Britain‘s David Millar is quietly building hopes of ending his eight-year wait to pull on the Tour de France yellow jersey.
Millar last wore the coveted tunic in 2000 when he won the prologue at Futuroscope, and on Tuesday’s 29.5km race against the clock the big Scot will see whether recent efforts to train specifically for the Tour have paid off.
Giving his American team Garmin their first stage win on their race debut would be a huge boost to both, although with world time trial champion Fabian Cancellara of CSC starting as the big favourite, Millar knows it won’t be easy.

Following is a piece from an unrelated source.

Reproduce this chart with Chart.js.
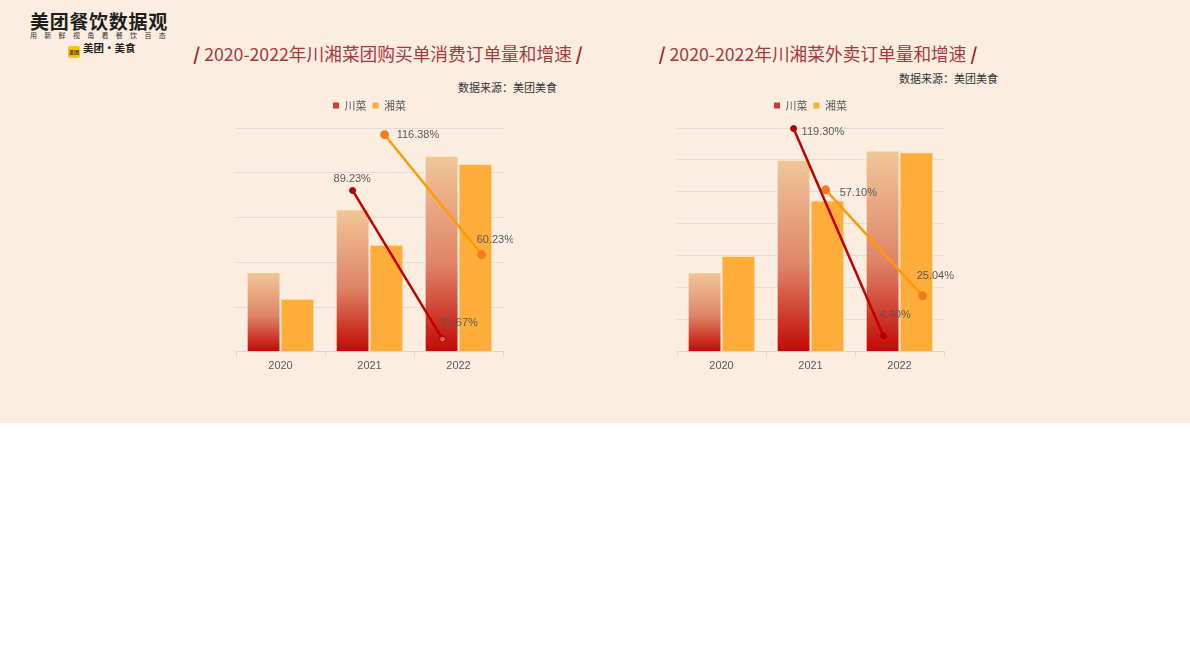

“For me, the big favourite is Cancellara,” said Millar. “He’s beatable, but I’m going to have to have the performance of my life to beat him.”
Millar’s team would cherish a stage win on their debut, but with the big Scot among the many riders who are only seconds adrift of race leader Alejandro Valverde of Spain, the yellow jersey is a bigger incentive.
One of the Scot’s team managers, former Australian pro Matthew White, feels a top five place on the 29.5km course is well within reach.
“The course isn’t so technical, but it’s going to be really fast,” said White. “David is well capable of a top five place. Cancellara will be the man to beat, but he’s beatable and David has shown he’s on great form.”
But for Garmin team manager Jonathan Vaughters, the man who effectively won the team – formerly known as Slipstream – a place at the Tour on a strict anti-doping pledge, a stage win comes second to the bigger prize on offer.
Before the end of Monday’s third stage, Millar was only 01sec behind Valverde, and with a six-second advantage on Cancellara. A top five place for Millar would be welcome for Vaughters, especially if Cancellara finishes behind him.
“I believe David can easily finish in the top five,” he told AFP. “The question really is whether he can beat Cancellara by six seconds, and hold off Valverde. But the real question is whether David can take the yellow jersey tomorrow or not.”
The time trial is the first real test for the yellow jersey contenders. And while not a specialist, Valverde will be hoping to limit his losses in the race against the clock to his main yellow jersey rival Evans, whom he beat in the third stage time trial, over an undulating 31km, of the Dauphine Libere in June.
Tuesday’s flatter course around Cholet is likely to be perfect for riders like Millar and Cancellara.
CSC team manager Bjarne Riis has similar hopes for Cancellara: “I hope (Cancellara) will go fast. If he wants to win and get the yellow jersey he needs to go fast.”
Whatever the result, Vaughters is already happy with the positive changes, albeit late, that Millar has made to his approach to the world’s biggest race.
“I’ve known David since 1997 and I haven’t seen him as motivated as this for the Tour,” he added. “It’s the first time he’s trained very methodically. In the past he’s relied mostly on pure talent alone.
“But now he’s older, more mature and more focussed and he’s trying to make the most of the talent that he has.”